CJ Wilson will take the mound against Jon Lester and the Boston Red Sox, kicking off the season for two of the most highly anticipated teams of 2011.
The Rangers are coming off a World Series appearance, seeking to return and the Red Sox sport possibly the most feared batting order in the league.
How will it turn out?
An opening day start for CJ Wilson at home will certainly spark memories of last October. If he can return to last year's form, he will definitely give Boston's supercharged lineup a little trouble.
Hitters averaged just .217 off him in 2010, even with 200-plus innings pitched. He is turning 31 this year, which can be the start of a downward spiral for some pitchers who started young.
Wilson, however, has not had a lot of work since he was drafted in 2001, so we should see similar numbers from last year: another 200-plus innings and 15-plus wins.
Rangers Ballpark isn't a clear-cut pitcher's or hitter's park, but it generally favors the batter, which is bad news for Wilson and the Rangers.
The Red Sox acquired Adrian Gonzalez and Carl Crawford over the offseason, bolstering their previously injury-laden offense—although things are looking up for Pedroia, Youkilis and Ellsbury, who all suffered irritant afflictions that hindered Boston's capability last year.
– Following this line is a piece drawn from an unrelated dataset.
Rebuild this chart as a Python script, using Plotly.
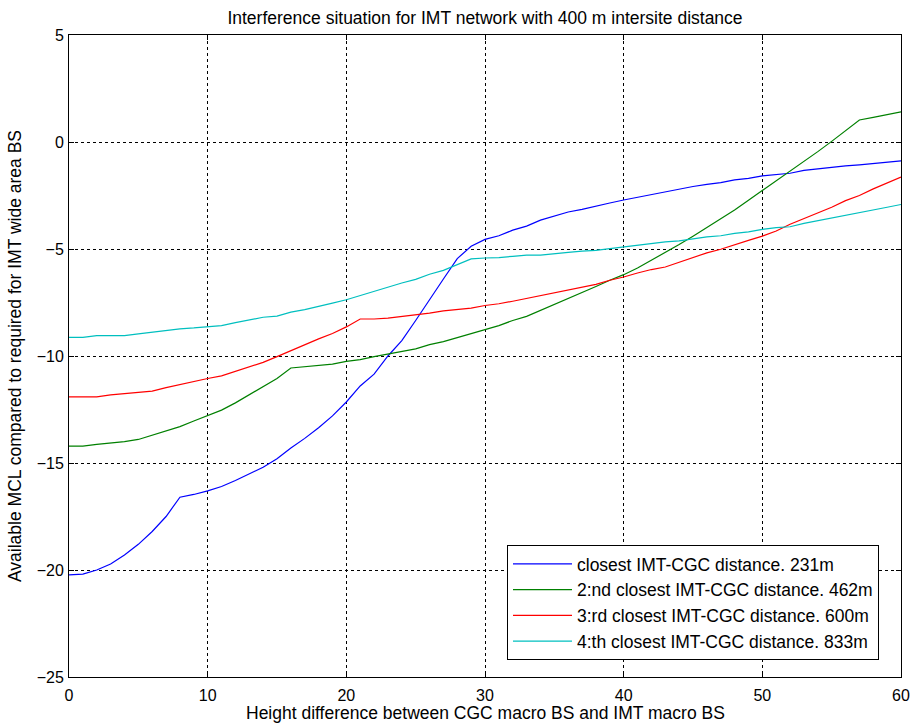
import plotly.graph_objects as go

x_vals = list(range(0, 61))

closest_231 = [-20.23, -20.19, -20.0, -19.72, -19.3, -18.8, -18.2, -17.5, -16.6, -16.47,
               -16.3, -16.1, -15.82, -15.5, -15.2, -14.8, -14.3, -13.85, -13.35, -12.8,
               -12.15, -11.4, -10.85, -10.0, -9.28, -8.34, -7.4, -6.4, -5.45, -4.87,
               -4.55, -4.38, -4.12, -3.93, -3.65, -3.46, -3.27, -3.15, -2.99, -2.85,
               -2.71, -2.58, -2.45, -2.32, -2.2, -2.08, -1.98, -1.9, -1.77, -1.7,
               -1.58, -1.52, -1.46, -1.33, -1.25, -1.17, -1.12, -1.07, -1.0, -0.94,
               -0.88]

second_462 = [-14.21, -14.21, -14.13, -14.07, -14.0, -13.9, -13.7, -13.5, -13.3, -13.04,
              -12.8, -12.53, -12.19, -11.8, -11.44, -11.05, -10.56, -10.5, -10.42, -10.38,
              -10.25, -10.17, -10.03, -9.9, -9.8, -9.67, -9.47, -9.33, -9.14, -8.97,
              -8.77, -8.58, -8.34, -8.15, -7.87, -7.6, -7.34, -7.04, -6.75, -6.46,
              -6.2, -5.89, -5.53, -5.18, -4.79, -4.4, -4.0, -3.62, -3.18, -2.72,
              -2.27, -1.82, -1.37, -0.92, -0.45, 0.03, 0.52, 1.03, 1.15, 1.28,
              1.41]

third_600 = [-11.91, -11.91, -11.91, -11.82, -11.75, -11.71, -11.64, -11.48, -11.33, -11.2,
             -11.05, -10.93, -10.72, -10.49, -10.3, -10.03, -9.75, -9.48, -9.2, -8.95,
             -8.64, -8.27, -8.27, -8.23, -8.15, -8.09, -8.0, -7.89, -7.83, -7.76,
             -7.64, -7.56, -7.44, -7.31, -7.17, -7.04, -6.9, -6.78, -6.65, -6.46,
             -6.31, -6.12, -5.96, -5.84, -5.63, -5.42, -5.18, -5.01, -4.82, -4.6,
             -4.4, -4.16, -3.84, -3.57, -3.3, -3.05, -2.74, -2.5, -2.19, -1.93,
             -1.64]

fourth_833 = [-9.13, -9.13, -9.05, -9.05, -9.05, -8.97, -8.89, -8.81, -8.73, -8.69,
              -8.62, -8.58, -8.44, -8.3, -8.19, -8.14, -7.95, -7.83, -7.69, -7.53,
              -7.37, -7.17, -6.97, -6.78, -6.59, -6.42, -6.18, -6.0, -5.73, -5.46,
              -5.42, -5.4, -5.34, -5.29, -5.29, -5.21, -5.16, -5.1, -5.06, -4.98,
              -4.9, -4.82, -4.74, -4.67, -4.62, -4.51, -4.43, -4.38, -4.27, -4.2,
              -4.08, -4.0, -3.96, -3.8, -3.68, -3.55, -3.41, -3.29, -3.18, -3.05,
              -2.92]

series_names = ["closest IMT-CGC distance. 231m",
                "2:nd closest IMT-CGC distance. 462m",
                "3:rd closest IMT-CGC distance. 600m",
                "4:th closest IMT-CGC distance. 833m"]
series_values = [closest_231, second_462, third_600, fourth_833]
series_colors = ["#0000FF", "#008000", "#FF0000", "#00BFBF"]

x_ticks = [0, 10, 20, 30, 40, 50, 60]
y_ticks = [-25, -20, -15, -10, -5, 0, 5]

FONT = "Arial, Liberation Sans, sans-serif"
TXT = 17.5

fig = go.Figure()
for name, vals, col in zip(series_names, series_values, series_colors):
    fig.add_trace(go.Scatter(x=x_vals, y=vals, mode="lines", name=name,
                             line=dict(color=col, width=1.2)))

axis_common = dict(showline=True, linecolor="black", linewidth=1, mirror="ticks",
                   ticks="inside", ticklen=5, tickcolor="black", automargin=False,
                   showgrid=True, gridcolor="black", gridwidth=1, griddash="dot",
                   zeroline=False, tickfont=dict(family=FONT, size=16, color="black"))

fig.update_layout(
    width=912, height=724,
    margin=dict(l=69, r=11, t=35, b=47, autoexpand=False),
    paper_bgcolor="white", plot_bgcolor="white",
    font=dict(family=FONT, size=TXT, color="black"),
    title=dict(text="Interference situation for IMT network with 400 m intersite distance",
               x=485 / 912, xanchor="center", y=1 - 18 / 724, yanchor="middle", yref="container",
               font=dict(family=FONT, size=TXT, color="black")),
    xaxis=dict(range=[0, 60], tickvals=x_ticks, ticklabelstandoff=4, **axis_common),
    yaxis=dict(range=[-25, 5], tickvals=y_ticks, ticklabelstandoff=1, **axis_common),
    legend=dict(x=(507 - 69) / 832, y=(677 - 545) / 642, xanchor="left", yanchor="top",
                bgcolor="white", bordercolor="black", borderwidth=1,
                font=dict(family=FONT, size=TXT, color="black"),
                tracegroupgap=0, itemwidth=59),
    showlegend=True,
    annotations=[
        dict(text="Height difference between CGC macro BS and IMT macro BS",
             xref="paper", yref="paper", x=0.5, y=(677 - 713) / 642, xanchor="center", yanchor="middle",
             showarrow=False, font=dict(family=FONT, size=TXT, color="black")),
        dict(text="Available MCL compared to required for IMT wide area BS",
             xref="paper", yref="paper", x=-54 / 832, y=0.5, xanchor="center", yanchor="middle",
             textangle=-90, showarrow=False, font=dict(family=FONT, size=TXT, color="black")),
    ],
)

fig.write_html("out.html", config={"displayModeBar": False},
               post_script="document.body.style.margin='0';document.body.style.padding='0';")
In addition to that potent trio, Gonzalez was a brilliant acquisition for the Red Sox. Gonzalez is coming from Petco Park, the absolute worst park for those seeking the long ball.
Who has the edge?
Even with the deep walls, Gonzalez was able to hit 30-plus doubles, 30-plus homers and 100-plus RBI, not to mention a .298 average.
Not too bad, considering he also didn't have a lot of help in the Padres lineup.
Moving to Boston, he will enjoy the unfairly close Pesky Pole, while helping Ortiz and Youkilis hit Crawford, Ellsbury and Pedroia in. We should see some major damage from this guy, starting tomorrow.
But the danger doesn't even end at the six spot. JD Drew, Jarrod Saltalamacchia and Marco Scutaro aren't your typical seven, eight, nine easy outs.
Wilson and the Rangers bullpen will receive no rest in this one.
After those guys have their way with Wilson, Lester takes the mound. Previously second to Beckett, Lester is now the Sox's No. 1 guy and rightfully so.
He struck out 225 in 19 wins last year. He only has room for improvement though, going deeper into his pitch count and perfecting his pitches.
I wouldn't be surprised to see Lester go through eight tomorrow afternoon, even with the Rangers' potentially dangerous offense.
The first six for Texas are nearly as intimidating: Kinsler, Andrus, Hamilton, Beltre, Cruz and Young. Michael Young is a perennial all-star and while there has been some controversy surrounding him over the past few months, he shouldn't have a problem staying focused.
Hamilton is coming off an MVP season and we can't ignore Cruz, who had to play under Hamilton's shadow.
Is it too hard to imagine Kinsler leading off with a double, stealing third, Andrus bunting him in, Hamilton walking to first, Beltre doubling him in, Cruz homering them both in and Young making a gold glove play at short?
My pick: Red Sox.
This is a matchup we could see again in October.